GST in action: New Rates finalized but exempted education and healthcare

NEW DELHI: Union Finance Minister Arun Jaitley on Friday said that the Goods and Services Tax (GST) Bill, which is to exempt the daily-use commodities from the levy, is going to be more efficient and a consumer friendly taxation system.


Education and healthcare will continue to be exempt from taxation in the upcoming Goods and Service Tax (GST) regime that will tax services at four different rates with transport, including economy class air travel, being taxed at 5%.

The GST Council finalised four tax rates of 5%, 12%, 18% and 28% to apply on services including telecom, insurance, hotels and restaurants under the biggest tax reform since the Independence.

The rates are in line with those finalised for goods.

With this, rates of all items except a handful including gold, have been decided ahead of the roll out of the GST regime from July 1.

Transport services will be taxed at 5%. This rate will apply to cab aggregators like Ola and Uber as well as those who currently pay 6% tax.

Non-AC train travel will be exempt and the 5% will be levied on AC travel tickets.

Travelling on metro, local train and religious travel including Haj yatra will all continue to be exempt from GST, Revenue Secretary Hashmukh Adhia said.

Economy class air travel will attract 5% GST, while business class will be charged 12%, he said.

Jaitley said non-AC restaurants will charge 12% GST on food bill. Tax rate for AC restaurants and those with liquor licence will be 18%, while 5-star hotels will charge 28% GST.

Restaurants with Rs 50 lakh or below turnover will go under the 5%, he said.

Work contracts like white washing will be liable for a 12% GST.

Entertainment tax will be merged with service tax under GST and a composite 28% levy charged on cinema services as well as gambling or betting at race course.

While the rate proposed for cinema halls is lower than 40 to 55% as per current incidence, it may not result in a reduction in tariffs on cinema tickets as states continue to hold right to levy local charges on them.

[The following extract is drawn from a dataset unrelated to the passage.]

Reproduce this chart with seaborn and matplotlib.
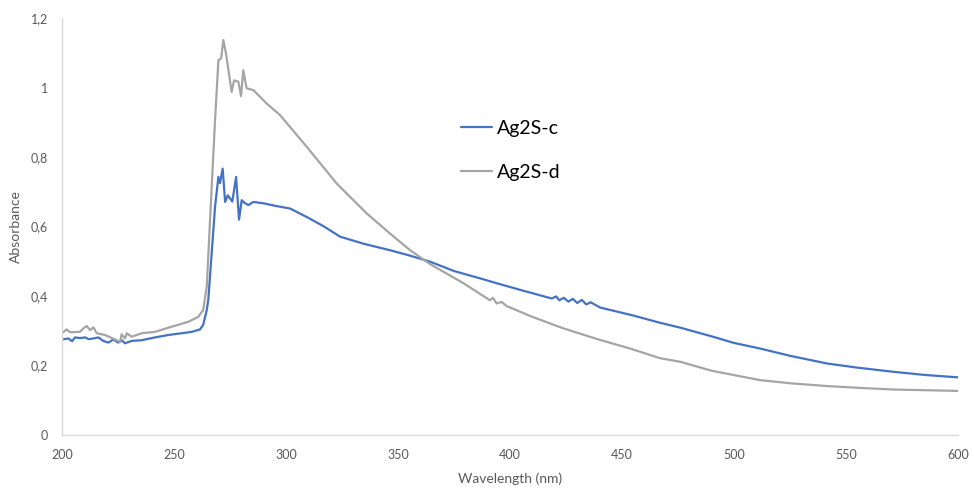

Hotels and lodges charging per day tariff of Rs 1,000 will be exempt from GST. Rate for hotels with tariff of Rs 1,000 to 2,000 per day would be 12% while those with tariff of Rs 2,500 to Rs 5,000 would be 18%.

GST for hotels with tariff above Rs 5,000 will be 28%.

Jaitley said tax on gold and precious metals will be taken up at the next meeting of the Council on June 3.

The net effect of GST will not be inflationary, he said, adding that healthcare and education services will continue to be exempted from tax under GST.

E-commerce players like Flipkart, Snapdeal will have to deduct 1% (tax collected at source) while making payments to suppliers, the revenue secretary added..

Briefing reporters here after the two-day meeting of the Council, Finance Minister Arun Jaitey said telecom and financial services will be taxed at a standard rate of 18%.

However, the telecom industry expressed disappointment at the 18% GST rates, saying it will ‘stress the already bleeding balance sheet of the sector’.

“It will augment the existing burden of the industry further. This is also likely to slow down the planned rollout of infrastructure across the country and will have an impact on flagship government initiatives like Digital India, cashless India and others,” said Rajan S Mathews, Director General, Cellular Operators’ Association of India (COAI) while speaking to Zee News.

Matthews added that as an essential service, thetelecom industry needs some benefits and tax relaxation in order to provide a seamless and hassle-free service. The industry has worked tirelessly and has fulfilled its motto of connecting everyone till the last mile connectivity..


With renewables tariff already touching new lows, Power Minister Piyush Goyal said there was no need for lower taxes to encourage clean energy and the GST regime will have no impact on power rates.

However, the minister is hopeful that lower GST rate of 5% on coal, compared to existing 11.69%, would help discoms provide power at affordable rates.

“The coal sector will also benefit (due to GST) with straight away benefits to consumers because (higher) taxes used to be a burden on consumer of India. I am delighted that the GST council has chosen to keep coal at 5 per cent slab. I am sure that this will help discoms serve the poor and rural consumers with more affordable rates,” Goel said

About taxes on power equipment he said, “As far as power equipment is concerned, this government has been able to maintain the power prices at affordable levels and in fact, reduced it in most cases. NTPC has been able to bring down their variable cost by 20 per cent.